Visa and Bridge have expanded their collaboration to bring stablecoin-linked payment cards to more than 100 countries, a move that further embeds crypto-based money into global retail payments. The announcement underscores how private digital currencies are increasingly integrating with established card networks, intensifying competition just as Europe debates the future role of a digital euro.
The partnership builds on earlier work between Visa and Bridge, a stablecoin infrastructure provider that enables companies to issue and manage fiat-backed digital tokens. The expanded rollout will allow users to spend stablecoin balances through Visa-branded cards at merchants worldwide, converting digital assets into local currency at the point of sale.

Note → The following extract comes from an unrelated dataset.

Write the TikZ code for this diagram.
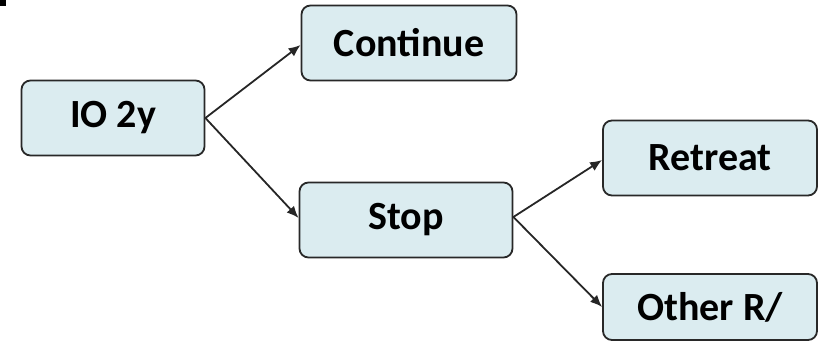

For Visa, the move represents another step in adapting its global network to blockchain-based assets. The company has steadily increased its involvement in crypto-linked products in recent years, positioning itself as an infrastructure provider rather than a direct issuer of digital money. By linking stablecoins to cards accepted across more than 100 countries, Visa is effectively turning privately issued digital dollars into spendable retail payment instruments at scale.
Bridge, meanwhile, focuses on enabling businesses to integrate stablecoins into everyday financial operations, including cross-border payments and treasury management. The expanded card programme allows companies and fintech platforms to offer users direct access to stablecoin spending without requiring them to interact directly with crypto exchanges.
Stablecoins Move Closer to Everyday Payments
The development reflects a broader trend: stablecoins are increasingly being framed not only as trading tools but as transactional money. By connecting digital tokens to mainstream payment rails, providers can bypass some of the usability barriers that have historically limited adoption.
For European policymakers, this trend carries clear implications. The European Central Bank has repeatedly argued that a digital euro would help safeguard monetary sovereignty as foreign private payment solutions gain ground. If dollar-backed stablecoins become widely spendable in the euro area through global card schemes, questions about currency substitution and payment dependence could intensify.
Unlike a central bank digital currency, stablecoins are issued by private entities and typically backed by reserves held in commercial banks or short-term securities. Their regulatory treatment in the European Union is now governed by the Markets in Crypto-Assets Regulation, which imposes authorisation, reserve, and transparency requirements. However, scale remains a key concern for supervisors, particularly if usage shifts from niche crypto markets into mainstream retail payments.
Visa’s expansion also highlights a structural reality: existing global card networks can integrate digital assets far more quickly than public institutions can launch new forms of money. While the ECB continues its preparation phase for a potential digital euro, private-sector solutions are already testing consumer-facing models at international scale.
Whether European consumers will adopt stablecoin-linked cards in large numbers remains uncertain. Much will depend on ease of use, regulatory clarity, and perceived benefits compared with existing bank accounts and card products. But the direction of travel is clear: crypto infrastructure is no longer operating in parallel to traditional finance, it is increasingly embedded within it.
For the digital euro debate, that raises a strategic question. If private digital currencies can ride on global card networks across 100 countries, Europe’s public alternative will need to offer compelling advantages in trust, cost, privacy, and resilience to justify its role in the future payment landscape.